**Problem description:** Retype all of the listing exactly, passing over any picture you find.

**Data extract:**
------------------------------------------------------------

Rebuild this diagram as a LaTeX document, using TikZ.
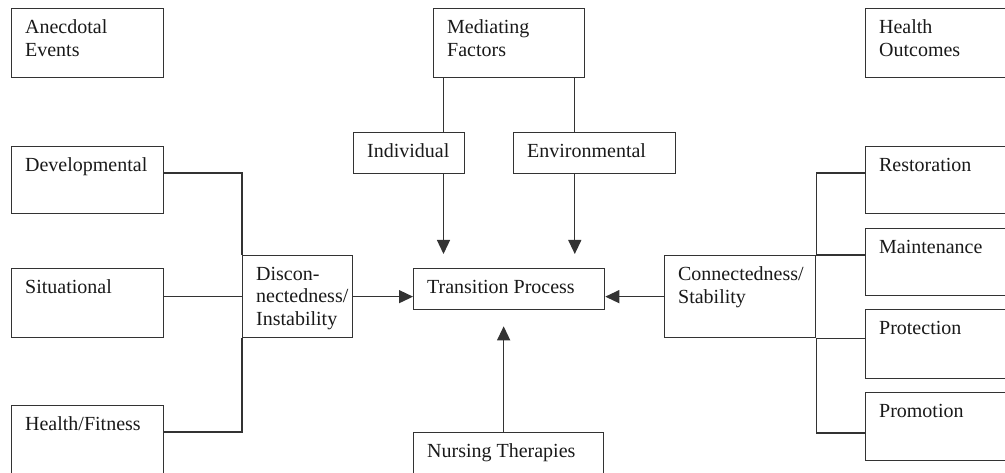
\documentclass[tikz,border=0pt]{standalone}
\usepackage{fontspec}
\setmainfont{Liberation Serif}
\usepackage{tikz}
\usetikzlibrary{arrows.meta}

\begin{document}
\begin{tikzpicture}[x=1pt, y=-1pt, line width=1.3pt, draw=black!80,
        txt/.style={anchor=north west, inner sep=0pt, align=left, xshift=13.5pt, yshift=-11.3pt,
            font=\fontsize{20}{22.5}\selectfont, text=black!90},
        box/.style={draw, rectangle, anchor=north west, inner sep=0pt, label={[txt]north west:#1}},
        wh/.style 2 args={minimum width=#1pt, minimum height=#2pt},
        arr/.style={-{Triangle[length=14pt,width=13pt]}}]
        \useasboundingbox (0,0) rectangle (1005,473);
        \node[box={Anecdotal\\Events}, wh={152}{69}] (anec) at (11,8) {};
        \node[box={Mediating\\Factors}, wh={151}{69}] (med) at (433,8) {};
        \node[box={Health\\Outcomes}, wh={160}{69}] (hout) at (865,8) {};
        \node[box=Individual, wh={111}{41}] (ind) at (353,132) {};
        \node[box=Environmental, wh={162}{41}] (env) at (513,132) {};
        \node[box=Developmental, wh={152}{67}] (dev) at (11,146) {};
        \node[box=Situational, wh={152}{69}] (sit) at (11,268) {};
        \node[box=Health/Fitness, wh={152}{80}] (hf) at (11,405) {};
        \node[box={Discon-\\nectedness/\\Instability}, wh={110}{82}] (dis) at (242,255) {};
        \node[box=Transition Process, wh={191}{41}] (tp) at (413,268) {};
        \node[box=Nursing Therapies, wh={190}{60}] (nt) at (413,432) {};
        \node[box={Connectedness/\\Stability}, wh={151}{82}] (con) at (664,255) {};
        \node[box=Restoration, wh={160}{67}] (res) at (865,146) {};
        \node[box=Maintenance, wh={160}{67}] (mai) at (865,228) {};
        \node[box=Protection, wh={160}{69}] (pro) at (865,309) {};
        \node[box=Promotion, wh={160}{68}] (prm) at (865,392) {};
        \coordinate (mL) at ([xshift=10.5pt]med.south west);
        \coordinate (mR) at ([xshift=-10.5pt]med.south east);
        \coordinate (ntup) at ([xshift=-5pt]nt.north);
        \draw (mL) -- (mL |- ind.north);
        \draw (mR) -- (mR |- env.north);
        \draw[arr, shorten >=14pt] (mL |- ind.south) -- (mL |- tp.north);
        \draw[arr, shorten >=14pt] (mR |- env.south) -- (mR |- tp.north);
        \draw[arr, shorten >=16pt] (ntup) -- (ntup |- tp.south);
        \draw ([yshift=-27pt]dev.north east) -| (dis.north west);
        \draw ([yshift=-27pt]hf.north east) -| (dis.south west);
        \draw (dis.west -| sit.east) -- (dis.west);
        \draw[arr] (dis.east) -- (dis.east -| tp.west);
        \draw[arr] (con.west) -- (con.west -| tp.east);
        \draw ([yshift=-27pt]res.north west) -| (con.north east);
        \draw (con.north east) -- (con.north east -| mai.west);
        \draw (con.south east) -- (con.south east -| pro.west);
        \draw ([yshift=-41pt]prm.north west) -| (con.south east);
    \end{tikzpicture}
\end{document}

------------------------------------------------------------

**The output:**
Rebuild this diagram as a LaTeX document, using TikZ.
\documentclass[tikz,border=0pt]{standalone}
\usepackage{fontspec}
\setmainfont{Liberation Serif}
\usepackage{tikz}
\usetikzlibrary{arrows.meta}

\begin{document}
\begin{tikzpicture}[x=1pt, y=-1pt, line width=1.3pt, draw=black!80,
        txt/.style={anchor=north west, inner sep=0pt, align=left, xshift=13.5pt, yshift=-11.3pt,
            font=\fontsize{20}{22.5}\selectfont, text=black!90},
        box/.style={draw, rectangle, anchor=north west, inner sep=0pt, label={[txt]north west:#1}},
        wh/.style 2 args={minimum width=#1pt, minimum height=#2pt},
        arr/.style={-{Triangle[length=14pt,width=13pt]}}]
        \useasboundingbox (0,0) rectangle (1005,473);
        \node[box={Anecdotal\\Events}, wh={152}{69}] (anec) at (11,8) {};
        \node[box={Mediating\\Factors}, wh={151}{69}] (med) at (433,8) {};
        \node[box={Health\\Outcomes}, wh={160}{69}] (hout) at (865,8) {};
        \node[box=Individual, wh={111}{41}] (ind) at (353,132) {};
        \node[box=Environmental, wh={162}{41}] (env) at (513,132) {};
        \node[box=Developmental, wh={152}{67}] (dev) at (11,146) {};
        \node[box=Situational, wh={152}{69}] (sit) at (11,268) {};
        \node[box=Health/Fitness, wh={152}{80}] (hf) at (11,405) {};
        \node[box={Discon-\\nectedness/\\Instability}, wh={110}{82}] (dis) at (242,255) {};
        \node[box=Transition Process, wh={191}{41}] (tp) at (413,268) {};
        \node[box=Nursing Therapies, wh={190}{60}] (nt) at (413,432) {};
        \node[box={Connectedness/\\Stability}, wh={151}{82}] (con) at (664,255) {};
        \node[box=Restoration, wh={160}{67}] (res) at (865,146) {};
        \node[box=Maintenance, wh={160}{67}] (mai) at (865,228) {};
        \node[box=Protection, wh={160}{69}] (pro) at (865,309) {};
        \node[box=Promotion, wh={160}{68}] (prm) at (865,392) {};
        \coordinate (mL) at ([xshift=10.5pt]med.south west);
        \coordinate (mR) at ([xshift=-10.5pt]med.south east);
        \coordinate (ntup) at ([xshift=-5pt]nt.north);
        \draw (mL) -- (mL |- ind.north);
        \draw (mR) -- (mR |- env.north);
        \draw[arr, shorten >=14pt] (mL |- ind.south) -- (mL |- tp.north);
        \draw[arr, shorten >=14pt] (mR |- env.south) -- (mR |- tp.north);
        \draw[arr, shorten >=16pt] (ntup) -- (ntup |- tp.south);
        \draw ([yshift=-27pt]dev.north east) -| (dis.north west);
        \draw ([yshift=-27pt]hf.north east) -| (dis.south west);
        \draw (dis.west -| sit.east) -- (dis.west);
        \draw[arr] (dis.east) -- (dis.east -| tp.west);
        \draw[arr] (con.west) -- (con.west -| tp.east);
        \draw ([yshift=-27pt]res.north west) -| (con.north east);
        \draw (con.north east) -- (con.north east -| mai.west);
        \draw (con.south east) -- (con.south east -| pro.west);
        \draw ([yshift=-41pt]prm.north west) -| (con.south east);
    \end{tikzpicture}
\end{document}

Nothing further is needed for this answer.